---------- DATA EXTRACT ----------
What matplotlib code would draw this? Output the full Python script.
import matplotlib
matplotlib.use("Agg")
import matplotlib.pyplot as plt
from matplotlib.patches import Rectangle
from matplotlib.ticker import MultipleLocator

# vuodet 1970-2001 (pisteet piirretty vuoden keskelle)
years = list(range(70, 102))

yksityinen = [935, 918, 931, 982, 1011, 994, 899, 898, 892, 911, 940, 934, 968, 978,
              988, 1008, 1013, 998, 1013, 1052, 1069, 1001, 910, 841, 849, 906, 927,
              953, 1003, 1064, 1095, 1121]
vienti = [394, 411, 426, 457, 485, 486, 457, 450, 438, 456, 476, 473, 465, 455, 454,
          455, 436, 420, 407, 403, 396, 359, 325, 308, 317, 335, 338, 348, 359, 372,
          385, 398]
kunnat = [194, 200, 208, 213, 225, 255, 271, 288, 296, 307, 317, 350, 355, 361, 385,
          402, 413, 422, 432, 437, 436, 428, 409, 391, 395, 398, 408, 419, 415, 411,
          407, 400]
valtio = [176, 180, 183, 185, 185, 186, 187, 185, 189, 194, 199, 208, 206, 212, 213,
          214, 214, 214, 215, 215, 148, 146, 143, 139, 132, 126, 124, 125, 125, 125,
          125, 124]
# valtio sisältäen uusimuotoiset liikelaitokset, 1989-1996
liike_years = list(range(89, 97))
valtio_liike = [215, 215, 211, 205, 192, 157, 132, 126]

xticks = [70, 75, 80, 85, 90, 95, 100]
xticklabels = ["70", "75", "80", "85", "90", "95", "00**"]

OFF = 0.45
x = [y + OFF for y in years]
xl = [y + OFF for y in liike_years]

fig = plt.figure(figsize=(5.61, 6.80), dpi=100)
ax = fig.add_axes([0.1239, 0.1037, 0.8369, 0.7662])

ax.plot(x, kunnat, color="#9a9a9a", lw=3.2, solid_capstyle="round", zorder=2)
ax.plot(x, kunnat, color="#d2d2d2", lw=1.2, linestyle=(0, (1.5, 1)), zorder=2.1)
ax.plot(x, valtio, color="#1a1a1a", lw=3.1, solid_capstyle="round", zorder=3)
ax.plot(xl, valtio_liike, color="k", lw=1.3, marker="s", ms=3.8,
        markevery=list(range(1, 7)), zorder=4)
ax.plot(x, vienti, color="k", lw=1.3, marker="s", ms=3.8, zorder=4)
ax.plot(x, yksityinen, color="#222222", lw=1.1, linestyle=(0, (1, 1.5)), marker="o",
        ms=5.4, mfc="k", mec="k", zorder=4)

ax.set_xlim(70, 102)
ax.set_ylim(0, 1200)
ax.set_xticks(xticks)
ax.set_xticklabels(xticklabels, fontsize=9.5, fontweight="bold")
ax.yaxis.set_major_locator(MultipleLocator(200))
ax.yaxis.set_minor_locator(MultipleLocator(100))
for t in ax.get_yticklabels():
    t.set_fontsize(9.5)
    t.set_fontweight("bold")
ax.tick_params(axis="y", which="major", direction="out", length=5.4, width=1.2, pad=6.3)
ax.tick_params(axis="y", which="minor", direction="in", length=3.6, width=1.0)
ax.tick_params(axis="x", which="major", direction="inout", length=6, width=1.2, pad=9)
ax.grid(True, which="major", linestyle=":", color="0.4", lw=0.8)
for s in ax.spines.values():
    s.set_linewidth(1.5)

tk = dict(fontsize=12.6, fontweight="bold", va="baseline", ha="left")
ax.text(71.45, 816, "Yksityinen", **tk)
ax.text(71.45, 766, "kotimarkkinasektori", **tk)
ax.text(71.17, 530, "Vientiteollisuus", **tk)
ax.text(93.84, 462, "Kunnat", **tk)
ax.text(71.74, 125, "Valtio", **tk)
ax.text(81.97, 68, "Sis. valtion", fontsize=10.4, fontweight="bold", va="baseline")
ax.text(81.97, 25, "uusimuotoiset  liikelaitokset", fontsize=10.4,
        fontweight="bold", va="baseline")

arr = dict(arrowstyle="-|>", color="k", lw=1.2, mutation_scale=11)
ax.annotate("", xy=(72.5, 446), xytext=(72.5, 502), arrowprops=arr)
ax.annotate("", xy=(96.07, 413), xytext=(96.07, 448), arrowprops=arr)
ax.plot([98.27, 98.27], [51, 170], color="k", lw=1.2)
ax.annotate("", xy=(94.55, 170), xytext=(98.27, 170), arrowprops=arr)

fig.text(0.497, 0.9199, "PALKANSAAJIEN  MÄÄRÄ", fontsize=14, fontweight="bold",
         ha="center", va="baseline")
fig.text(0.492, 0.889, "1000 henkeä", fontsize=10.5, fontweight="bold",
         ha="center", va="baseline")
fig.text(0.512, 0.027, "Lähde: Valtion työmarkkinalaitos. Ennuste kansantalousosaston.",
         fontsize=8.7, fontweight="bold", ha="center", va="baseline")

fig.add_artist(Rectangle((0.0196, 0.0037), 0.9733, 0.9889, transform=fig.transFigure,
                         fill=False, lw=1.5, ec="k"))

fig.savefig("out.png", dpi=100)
----------
GIVEN EXERCISE = The required output is the exact run of lines from the beginning of the listing above to the line that contains "from matplotlib.ticker import MultipleLocator", inclusive of both.

EXPECTED ANSWER =
What matplotlib code would draw this? Output the full Python script.
import matplotlib
matplotlib.use("Agg")
import matplotlib.pyplot as plt
from matplotlib.patches import Rectangle
from matplotlib.ticker import MultipleLocator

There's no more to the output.